Joseph listens intently to Pharaoh’s recollection of his dreams, and then he provides the necessary interpretation and advice. From there, Pharaoh puts Joseph in charge of the plan to “famine-proof” Egypt for the future years, elevating him to second-in-charge of the entire region, answerable only to Pharaoh.
Joseph has gone from the arrogant youth who (amongst other odd behaviour) told his brothers, and more importantly, his parents that he had a dream where all of them would bow down to him, to a responsible and caring contributor, seeking to help those around him.
It’s not something that happened overnight, and even the final stage of the transformation took more than two years, as mentioned at the beginning of this week’s parasha. Joseph’s behaviour required him to be attentive and listen intently to what he was hearing, so that he could use all of the information to help determine an outcome and offer advice on what to do. He did not interrupt the servants nor Pharaoh when they spoke, but rather he took the time to internalise what he was being told.

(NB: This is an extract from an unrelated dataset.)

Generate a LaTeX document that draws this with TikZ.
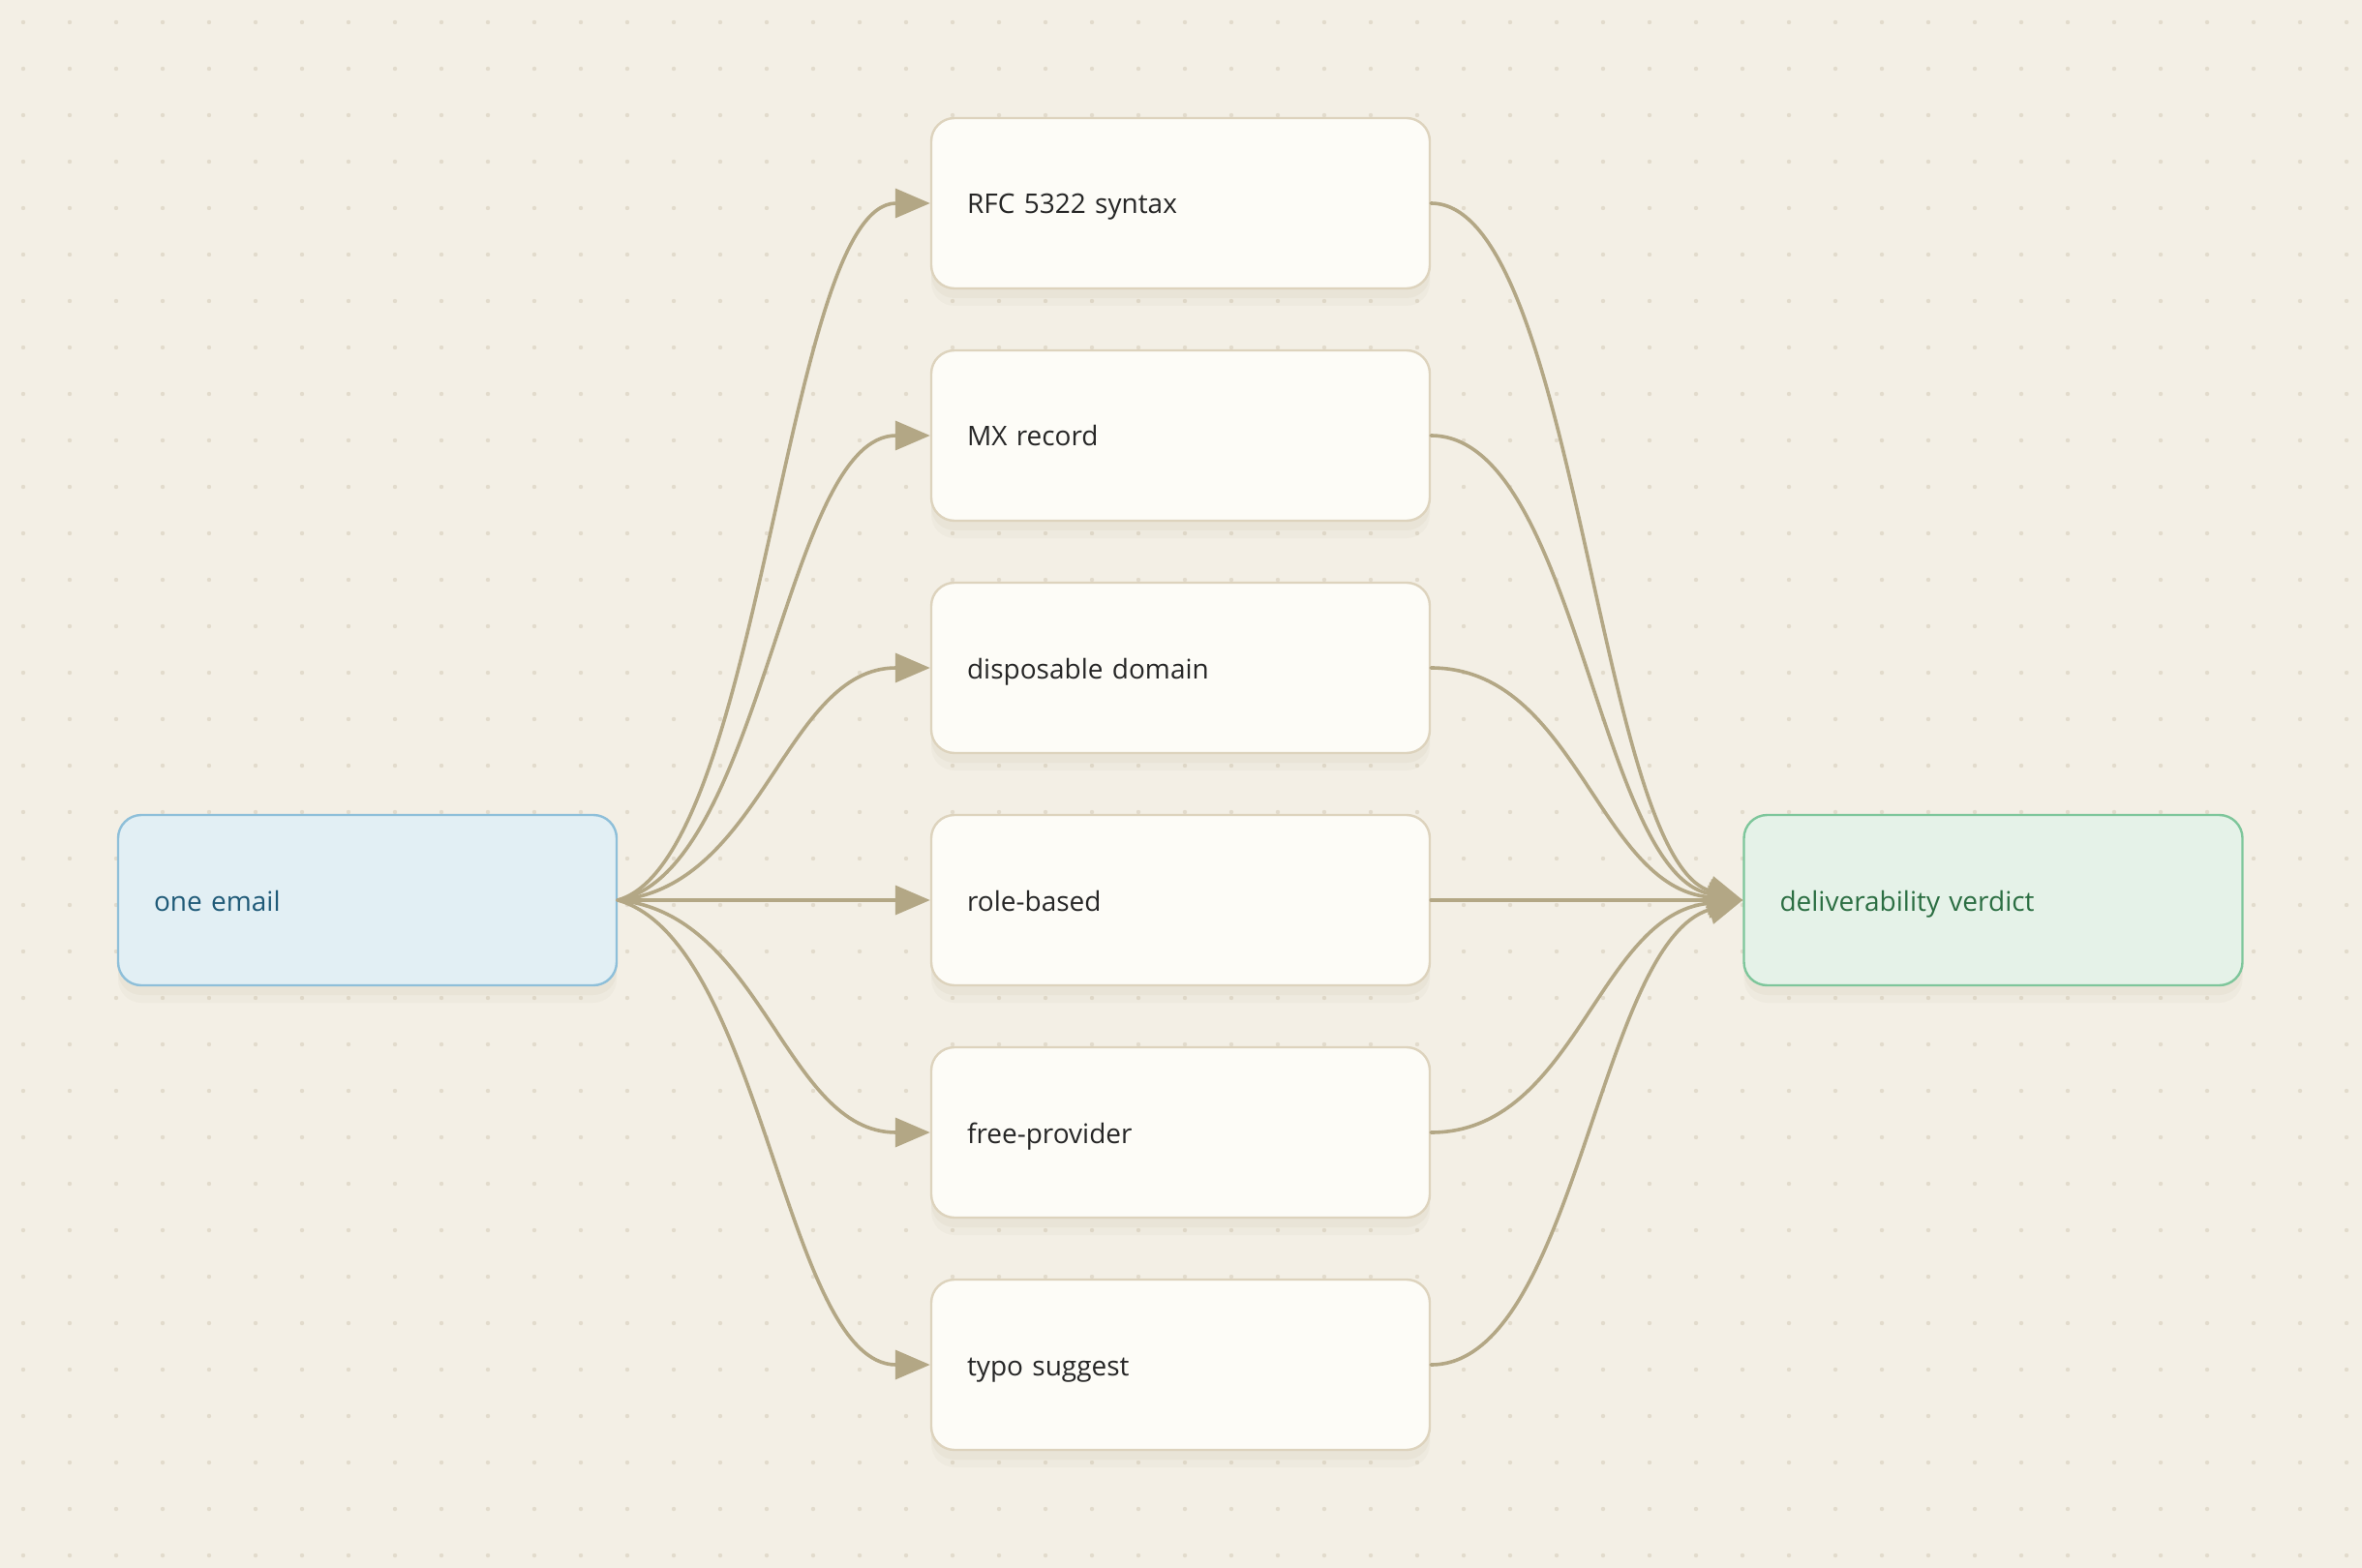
\documentclass[tikz,border=0pt]{standalone}
\usepackage{fontspec}
\setmainfont{Open Sans}
\usetikzlibrary{arrows.meta,shadows}
\definecolor{bgpaper}{HTML}{F3EFE5}
\definecolor{gridot}{HTML}{E2DBCC}
\definecolor{edgeclr}{HTML}{B3A785}
\definecolor{stepfill}{HTML}{FDFCF7}
\definecolor{stepdraw}{HTML}{DDD3BD}
\definecolor{srcfill}{HTML}{E2EFF4}
\definecolor{srcdraw}{HTML}{8EBFD9}
\definecolor{srctext}{HTML}{1F5A78}
\definecolor{outfill}{HTML}{E5F2E8}
\definecolor{outdraw}{HTML}{7EC69B}
\definecolor{outtext}{HTML}{2B6E42}
\definecolor{shadowc}{HTML}{8C7A55}

\begin{document}
\begin{tikzpicture}[line cap=round,line join=round,x=0.5pt,y=-0.5pt,
	every shadow/.style={fill=shadowc,draw=none},
	checkbox/.style={rectangle,rounded corners=12pt,line width=1.2pt,
		draw=stepdraw,fill=stepfill,text=black!85,
		text width=220.5pt,inner xsep=18.5pt,minimum height=88pt,align=left,
		text height=11pt,text depth=0pt,
		font=\fontsize{14}{17}\selectfont,
		drop shadow={shadow xshift=0pt,shadow yshift=-9pt,opacity=.04},
		drop shadow={shadow xshift=0pt,shadow yshift=-5pt,opacity=.05}},
	srcbox/.style={checkbox,draw=srcdraw,fill=srcfill,text=srctext},
	outbox/.style={checkbox,draw=outdraw,fill=outfill,text=outtext},
	edge/.style={draw=edgeclr,line width=1.8pt,-{Triangle[length=18pt,width=15pt]}}]
	\fill[bgpaper] (0,0) rectangle (2440,1620);
	\useasboundingbox (0,0) rectangle (2440,1620);
	% dotted paper
	\foreach \i in {0,...,50} {
		\foreach \j in {0,...,33} {
			\fill[gridot] (24+48*\i,23+48*\j) circle (1.1pt);
		}
	}
	% nodes
	\node[srcbox] (email) at (379.5,930) {one email};
	\node[checkbox] (rfc) at (1219.5,210) {RFC 5322 syntax};
	\node[checkbox] (mx) at (1219.5,450) {MX record};
	\node[checkbox] (disp) at (1219.5,690) {disposable domain};
	\node[checkbox] (role) at (1219.5,930) {role-based};
	\node[checkbox] (free) at (1219.5,1170) {free-provider};
	\node[checkbox] (typo) at (1219.5,1410) {typo suggest};
	\node[outbox] (verdict) at (2059,930) {deliverability verdict};
	% fan out
	\draw[edge] (email.east) .. controls +(150,-43) and +(-150,0) .. (rfc.west);
	\draw[edge] (email.east) .. controls +(150,-29) and +(-150,0) .. (mx.west);
	\draw[edge] (email.east) .. controls +(150,-14) and +(-150,0) .. (disp.west);
	\draw[edge] (email.east) -- (role.west);
	\draw[edge] (email.east) .. controls +(150,14) and +(-150,0) .. (free.west);
	\draw[edge] (email.east) .. controls +(150,43) and +(-150,0) .. (typo.west);
	% fan in
	\draw[edge] (rfc.east) .. controls +(150,0) and +(-150,-43) .. (verdict.west);
	\draw[edge] (mx.east) .. controls +(150,0) and +(-150,-29) .. (verdict.west);
	\draw[edge] (disp.east) .. controls +(150,0) and +(-150,-14) .. (verdict.west);
	\draw[edge] (role.east) -- (verdict.west);
	\draw[edge] (free.east) .. controls +(150,0) and +(-150,14) .. (verdict.west);
	\draw[edge] (typo.east) .. controls +(150,0) and +(-150,43) .. (verdict.west);
\end{tikzpicture}
\end{document}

We could learn a valuable lesson from Joseph’s approach in these instances. Listening requires us to fully process what we hear, to not interrupt the other, and to be willing to take some time, whether it’s a few minutes or a few days, to be able to offer our opinion, guidance, or other comments. At the same time, listening allows us to be present, not distracted, and be there for others.
In the spirit of attributing quotes, there are many sources listed for this teaching, but it’s a fitting motto for us to be guided by; “God gave us two ears and one mouth, let’s use them in those proportions”.
Like Joseph, our approach and attitude when we seek to be present for others will help determine their path as well as ours. May every good conversation truly start with good listening.